On the Privacy Properties of Variants on the Sparse Vector Technique

August 28, 2015 · Declared Dead · 🏛 arXiv.org

"No code URL or promise found in abstract"

Evidence collected by the PWNC Scanner

Authors Yan Chen, Ashwin Machanavajjhala arXiv ID 1508.07306 Category cs.DB: Databases Cross-listed cs.CR Citations 34 Venue arXiv.org Last Checked 2 months ago

Abstract

The sparse vector technique is a powerful differentially private primitive that allows an analyst to check whether queries in a stream are greater or lesser than a threshold.

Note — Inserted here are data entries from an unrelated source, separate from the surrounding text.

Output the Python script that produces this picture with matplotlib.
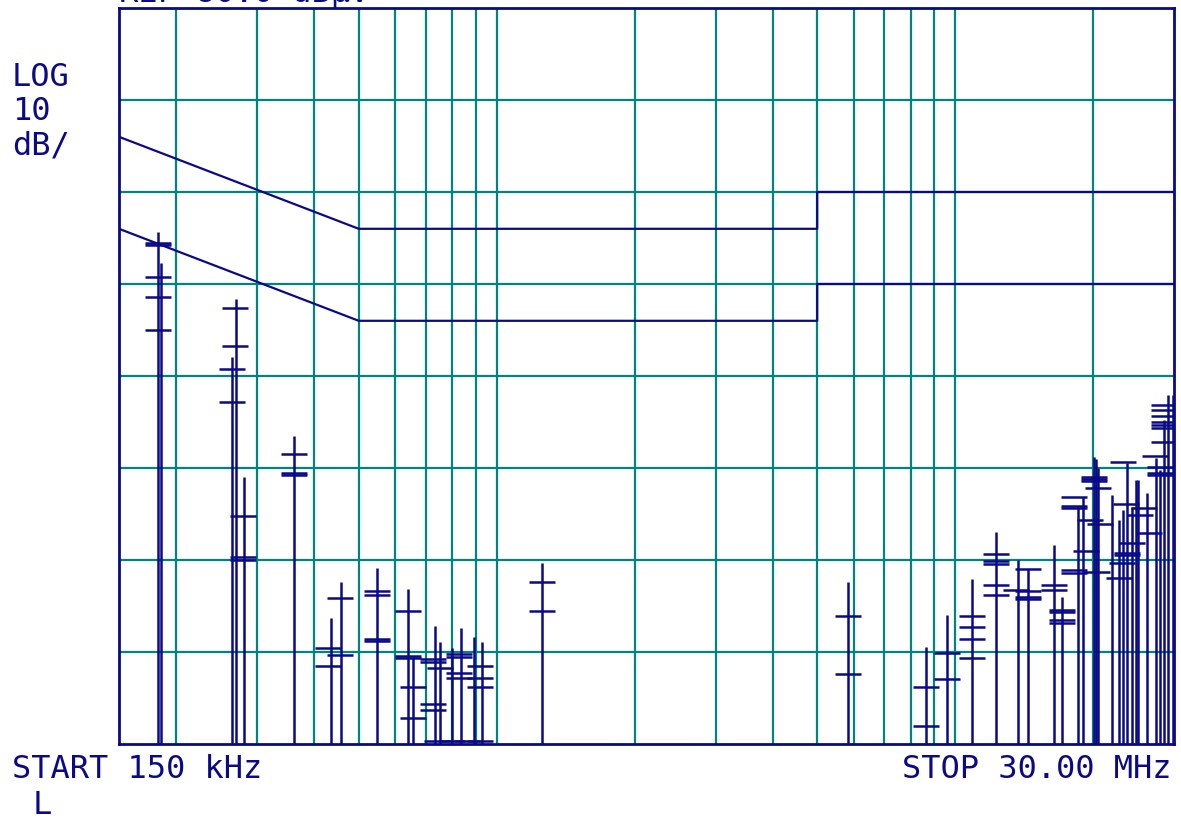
import matplotlib
matplotlib.use("Agg")
import matplotlib.pyplot as plt

# conducted emission scan, 150 kHz - 30 MHz, levels in dBuV
lim_freq = [0.15, 0.5, 5.0, 5.0, 30.0]
qp_limit = [66, 56, 56, 60, 60]
av_limit = [56, 46, 46, 50, 50]

# emission lines (MHz, dBuV)
stem_freq = [0.182, 0.185, 0.265, 0.270, 0.281, 0.361, 0.435, 0.457, 0.548,
             0.640, 0.657, 0.733, 0.752, 0.799, 0.836, 0.892, 0.928, 1.255,
             5.83, 8.63, 9.59, 10.9, 12.3, 13.7, 14.4, 16.4, 17.1,
             18.5, 19.0, 20.1, 20.3, 20.5, 22.0, 22.8, 23.2, 23.7, 24.3,
             24.8, 25.0, 26.2, 27.4, 27.9, 28.5, 29.1, 29.9]
stem_level = [55.7, 52.3, 42.1, 48.4, 29.0, 33.5, 13.7, 17.6, 19.1,
              16.8, 9.5, 12.8, 11.1, 10.4, 12.6, 11.6, 11.1, 19.7,
              17.6, 10.5, 14.0, 17.9, 23.0, 20.0, 19.0, 21.6, 16.0,
              25.8, 26.8, 31.2, 31.0, 30.0, 27.1, 24.3, 25.4, 30.5, 25.8,
              28.7, 28.7, 27.3, 31.1, 29.8, 35.2, 37.9, 37.9]

# marker ticks on the lines (MHz, dBuV)
tick_freq = [0.182, 0.182, 0.182, 0.182, 0.182,
             0.268, 0.268, 0.265, 0.265, 0.279, 0.279, 0.279,
             0.361, 0.361, 0.361, 0.428, 0.428, 0.455, 0.455,
             0.548, 0.548, 0.548, 0.548,
             0.640, 0.640, 0.640, 0.657, 0.657,
             0.726, 0.726, 0.752, 0.829, 0.829, 0.829, 0.829, 0.92, 0.92, 0.92,
             0.726, 0.726, 0.74, 0.80, 0.86, 0.92,
             1.255, 1.255, 5.83, 5.83, 8.63, 8.63, 9.59, 9.59,
             10.9, 10.9, 10.9, 10.9, 12.3, 12.3, 12.3, 12.3, 12.3,
             14.4, 13.6, 14.4, 14.4, 14.4, 16.4, 16.4, 17.1, 17.1, 17.1, 17.1,
             20.1, 20.1, 20.1, 20.5, 18.2, 18.2, 18.2, 19.7, 20.7, 19.3, 18.2, 18.2, 20.4,
             23.2, 23.6, 25.8, 25.3, 26.4, 24.3, 23.7, 23.7, 23.1, 22.8,
             27.3, 27.9, 27.9, 27.9,
             28.6, 28.6, 28.6, 28.6, 28.6, 28.6, 28.6]
tick_level = [54.5, 54.2, 50.8, 48.6, 45.0,
              47.4, 43.3, 40.8, 37.2, 24.8, 20.3, 20.0,
              31.5, 29.5, 29.2, 10.4, 8.5, 15.9, 9.7,
              16.6, 16.2, 11.4, 11.2,
              14.5, 9.6, 9.3, 6.2, 2.8,
              9.2, 8.9, 8.3, 9.8, 9.5, 7.7, 7.2, 8.5, 7.2, 6.2,
              4.3, 3.7, 0.3, 0.3, 0.3, 0.3,
              17.6, 14.5, 13.9, 7.6, 6.2, 2.0, 9.9, 7.1,
              13.9, 12.7, 11.4, 9.3, 20.7, 19.9, 19.6, 17.3, 16.2,
              19.0, 16.7, 16.6, 16.0, 15.8, 17.3, 16.7, 14.6, 14.3, 13.5, 13.2,
              29.0, 28.8, 28.6, 27.8, 26.8, 25.9, 25.6, 24.3, 23.9, 21.0, 18.9, 18.6, 18.7,
              30.7, 26.1, 25.7, 24.9, 22.9, 21.8, 20.8, 20.5, 19.7, 18.0,
              31.3, 30.1, 29.5, 29.2,
              36.8, 36.3, 35.7, 35.0, 34.7, 34.3, 32.8]

grid_freq = [0.2, 0.3, 0.4, 0.5, 0.6, 0.7, 0.8, 0.9, 1.0,
             2.0, 3.0, 4.0, 5.0, 6.0, 7.0, 8.0, 9.0, 10.0, 20.0]

ink = "#0a0a88"
teal = "#00847f"

fig = plt.figure(figsize=(11.81, 8.25), dpi=100)
ax = fig.add_axes([119 / 1181, 1 - 744 / 825, (1174 - 119) / 1181, (744 - 8) / 825])
ax.set_xscale("log")
ax.set_xlim(0.15, 30)
ax.set_ylim(0, 80)

for f in grid_freq:
    ax.axvline(f, color=teal, lw=1.6, zorder=1)
for lvl in range(10, 80, 10):
    ax.axhline(lvl, color=teal, lw=1.6, zorder=1)

ax.plot(lim_freq, qp_limit, color=ink, lw=1.6, zorder=3)
ax.plot(lim_freq, av_limit, color=ink, lw=1.6, zorder=3)

ax.vlines(stem_freq, 0, stem_level, color=ink, lw=1.8, zorder=4)
ax.plot(tick_freq, tick_level, linestyle="none", marker="_", ms=19, mew=1.8,
        color=ink, zorder=4)

ax.set_xticks([])
ax.set_yticks([])
ax.minorticks_off()
for s in ax.spines.values():
    s.set_color(ink)
    s.set_linewidth(2)

font = dict(family="DejaVu Sans Mono", color=ink, fontsize=23)
fig.text(12 / 1181, 1 - 78 / 825, "LOG", va="center", ha="left", **font)
fig.text(12 / 1181, 1 - 112 / 825, "10", va="center", ha="left", **font)
fig.text(12 / 1181, 1 - 146 / 825, "dB/", va="center", ha="left", **font)
fig.text(12 / 1181, 1 - 770 / 825, "START 150 kHz", va="center", ha="left", **font)
fig.text(1172 / 1181, 1 - 770 / 825, "STOP 30.00 MHz", va="center", ha="right", **font)
fig.text(33 / 1181, 1 - 806 / 825, "L", va="center", ha="left", **font)
# header line sits mostly above the page, only its bottom edge shows
fig.text(119 / 1181, 1 - 2 / 825, "REF 80.0 dB\u00b5V", va="baseline", ha="left", **font)

fig.savefig("out.png", dpi=100)
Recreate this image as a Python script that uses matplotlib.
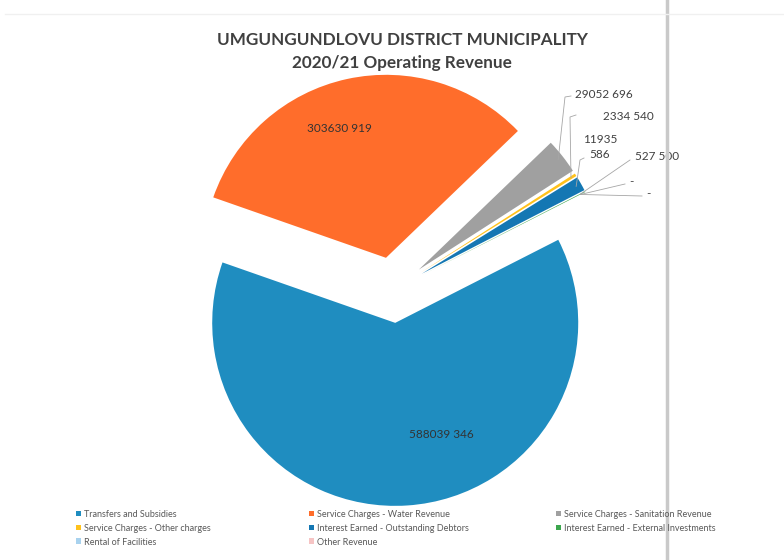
import matplotlib.pyplot as plt
from matplotlib.patches import Patch
from matplotlib.lines import Line2D
import numpy as np

categories = ['Transfers and Subsidies', 'Service Charges - Water Revenue',
              'Service Charges - Sanitation Revenue', 'Service Charges - Other charges',
              'Interest Earned - Outstanding Debtors', 'Interest Earned - External Investments',
              'Rental of Facilities', 'Other Revenue']
values = [588039346, 303630919, 29052696, 2334540, 11935586, 527500, 0, 0]
value_labels = ['588039 346', '303630 919', '29052 696', '2334 540', '11935\n586',
                '527 500', '-', '-']
colors = ['#1F8DC0', '#FF6D2B', '#A0A0A0', '#FFC21C', '#1477B3', '#3CA64E',
          '#A8D2EE', '#F6C4C4']

plt.rcParams['font.family'] = ['Lato', 'DejaVu Sans']

W, H = 784, 560
cx, cy, R = 393, 290, 183   # pie centre / radius in pixels

fig = plt.figure(figsize=(W / 100, H / 100), dpi=100)
ax = fig.add_axes([0, 0, 1, 1])
wedges, _ = ax.pie(values, colors=colors, startangle=27, counterclock=False,
                   explode=[0.18] * len(values), wedgeprops=dict(linewidth=0))
ax.set_xlim(-cx / R, (W - cx) / R)
ax.set_ylim(-(H - cy) / R, cy / R)
ax.set_aspect('auto')
ax.axis('off')


def px(x, y):
    # pixel (from top-left) -> data coords
    return (x - cx) / R, (cy - y) / R


def tip(w, frac=1.0):
    a = np.deg2rad((w.theta1 + w.theta2) / 2)
    return (w.center[0] + frac * w.r * np.cos(a), w.center[1] + frac * w.r * np.sin(a))


# labels inside the two big slices
ax.text(*px(441, 435), value_labels[0], ha='center', va='center', fontsize=8.5, color='#333333')
ax.text(*px(339, 129), value_labels[1], ha='center', va='center', fontsize=8.5, color='#333333')

# outside labels with leader lines: (text x, text y, align, elbow points)
outside = {
    2: (575, 95, 'left', [(571, 96), (565, 97)]),
    3: (603, 116, 'left', [(576, 115), (570, 117)]),
    4: (600, 147, 'center', [(584, 158), (580, 160)]),
    5: (635, 157, 'left', [(630, 160)]),
    6: (629, 182, 'left', [(625, 184)]),
    7: (646, 194, 'left', [(642, 196)]),
}
for i, (tx, ty, ha, elbow) in outside.items():
    pts = [px(*p) for p in elbow] + [tip(wedges[i], 0.97)]
    xs, ys = zip(*pts)
    ax.plot(xs, ys, color='#A6A6A6', lw=0.6)
    ax.text(*px(tx, ty), value_labels[i], ha=ha, va='center', fontsize=8.5,
            color='#404040', linespacing=1.5)

fig.text(0.513, 1 - 40 / H, 'UMGUNGUNDLOVU DISTRICT MUNICIPALITY', ha='center', va='center',
         fontsize=12.3, fontweight='bold', color='#404040')
fig.text(0.513, 1 - 63 / H, '2020/21 Operating Revenue', ha='center', va='center',
         fontsize=12.3, fontweight='bold', color='#404040')

# legend, row-major like Excel -> one legend per column
columns = [[0, 3, 6], [1, 4, 7], [2, 5]]
col_x = [72, 305, 552]
for idxs, x0 in zip(columns, col_x):
    handles = [Patch(facecolor=colors[i], edgecolor='none') for i in idxs]
    leg = fig.legend(handles, [categories[i] for i in idxs], loc='upper left',
                     bbox_to_anchor=(x0 / W, 1 - 506 / H), frameon=False,
                     fontsize=6.5, handlelength=0.6, handleheight=0.6,
                     handletextpad=0.3, labelspacing=0.55, borderaxespad=0)
    for t in leg.get_texts():
        t.set_color('#595959')

# scan artefacts: page fold and faint top border
fig.add_artist(Line2D([667 / W, 667 / W], [0, 1], color='#C9C9C9', lw=2.5))
fig.add_artist(Line2D([5 / W, 1], [1 - 14 / H, 1 - 14 / H], color='#F0F0F0', lw=1))

plt.savefig('out.png', dpi=100)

This technique has a unique property -- the algorithm works by adding noise with a finite variance to the queries and the threshold, and guarantees privacy that only degrades with (a) the maximum sensitivity of any one query in stream, and (b) the number of positive answers output by the algorithm. Recent work has developed variants of this algorithm, which we call {\em generalized private threshold testing}, and are claimed to have privacy guarantees that do not depend on the number of positive or negative answers output by the algorithm. These algorithms result in a significant improvement in utility over the sparse vector technique for a given privacy budget, and have found applications in frequent itemset mining, feature selection in machine learning and generating synthetic data. In this paper we critically analyze the privacy properties of generalized private threshold testing. We show that generalized private threshold testing does not satisfy ε-differential privacy for any finite ε. We identify a subtle error in the privacy analysis of this technique in prior work. Moreover, we show an adversary can use generalized private threshold testing to recover counts from the datasets (especially small counts) exactly with high accuracy, and thus can result in individuals being reidentified. We demonstrate our attacks empirically on real datasets.